Andrew Banman ’15 (Beaverton, Ore.), a math and physics double major, enrolled directly at the University of Edinburgh last spring. While there he took two courses in math and one in physics, all of which transferred back to Macalester. Adjusting to a different institution with larger lectures, a smaller daily workload, and more heavily weighted final exams was challenging, says Banman, but forced him to be more independent and to develop better study habits.
Chemistry major Ruth Pardini ’15 (Solon, Iowa) chose Mac’s exchange program at Nanyang Technological University in Singapore. Although she never expected to live in Southeast Asia, says Pardini, when she sought a university where language wouldn’t be a problem and her credits could transfer, NTU stood out as the best choice.

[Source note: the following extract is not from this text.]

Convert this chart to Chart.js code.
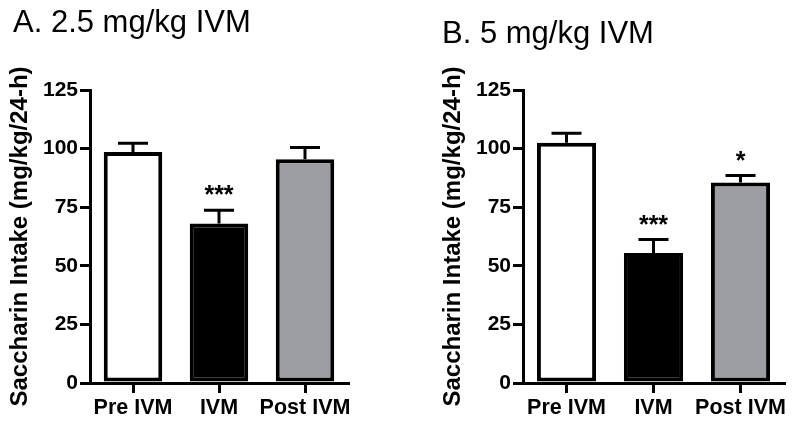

Pardini took a history class, two chemistry classes, and a chemistry lab, making for a schedule more flexible than she typically has at Mac. In her free time she walked the city, getting to know the ins and outs of the small island nation. During the semester’s second half, Pardini lived with a student from China; she spent spring break traveling to Cambodia, Malaysia, Indonesia, and Thailand with new friends from all over the world.
Collin Barry ’15 (Lakeville, Minn.) is a biology major who studied at the Danish Institute for Study Abroad (DIS) in Copenhagen. Barry took classes and worked with a Danish graduate student in a bioorganic chemistry lab at the University of Copenhagen. His classes took a hands-on approach—he was even taught to draw blood and got to try his hand at putting in an IV (a skill he practiced in class on fellow DIS and Mac classmate Spencer Weckwerth ’15). Barry also managed to find time to visit 10 major European cities during his term abroad.
The time away allowed Banman, Pardini, and Barry to explore new cities, faces, and elements of their respective disciplines, but the three agree that it’s also good to be back in their home departments. “The bar is set high at Mac,” says Barry, “and that’s a good thing.”